En tercer lugar, debemos evitar sentirnos tan inteligentes, tan creativos, tan brillantes, como para creer que podemos encontrar una solución que nunca antes nadie ideó para enfrentar a los problemas que todos desean resolver. Puede pasar, está claro, que alguna vez tengamos como sociedad un momento Eureka. Pero no podemos descansar en ello como sistema estándar de resolución de problemas. Debemos tener más procesos que mentes brillantes, debemos amigarnos con las metodologías por encima de los personalismos, debemos acordar metas y métricas, y convertir la supervisión de ello en un diálogo entre los problemas y los diseños institucionales. La inteligencia colectiva no surge de la sumatoria de las inteligencias individuales, sino de la armonización de diseños institucionales que permiten abordar problemas complejos o de gran escala.

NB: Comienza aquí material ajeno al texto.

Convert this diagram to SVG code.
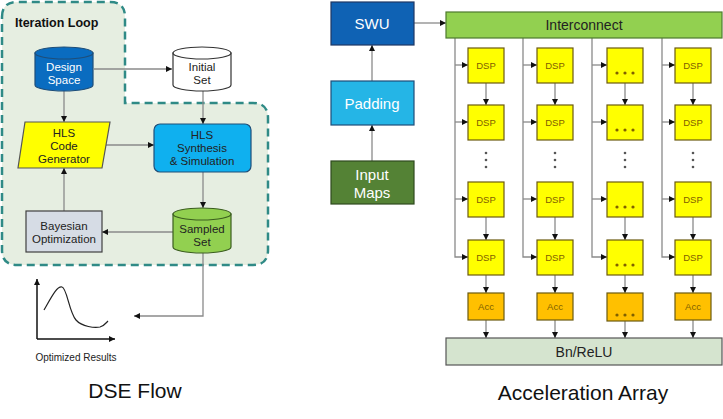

Y, en cuarto lugar y por último, debemos evitar sentirnos tan condicionados por las acciones u omisiones de otros, creyendo (o intentando hacer creer a otros) que ello nos deja reducidos a ser solo un grano en un médano, una gota en un océano, o simplemente un rehén perpetuo de quienes siempre deciden por nosotros. Claro que solos no podemos, pero la verdad es que nunca estamos solos, y en conjunto se pueden impulsar una cantidad impresionante de cambios, a pesar de que siempre haya ‘otros’ mirando para otro lado o con algún interés en minar nuestro accionar.

Corrernos de esos lugares en donde a veces nos estacionamos y aburguesamos es una buena manera de liberarnos de ataduras culturales, de etiquetas sociales, de trampas intelectuales, que a veces solo han sido instituidas para evitar el cambio. En la región en general y nuestro país en particular, territorio que tanto nos desafía y entusiasma, debemos pechar con valentía y convicción a todo lo que nos ubique en un lugar de inacción, de asilamiento, de torpeza, de retroceso. Solo así conseguiremos que aquello que hacen unos, también puede ser impulsado por nosotros, a pesar de todas las restricciones y diferencias. Para ello, debemos comenzar evitando realizar la pregunta incorrecta.

El autor es presidente de la Asociación Civil Educación 137.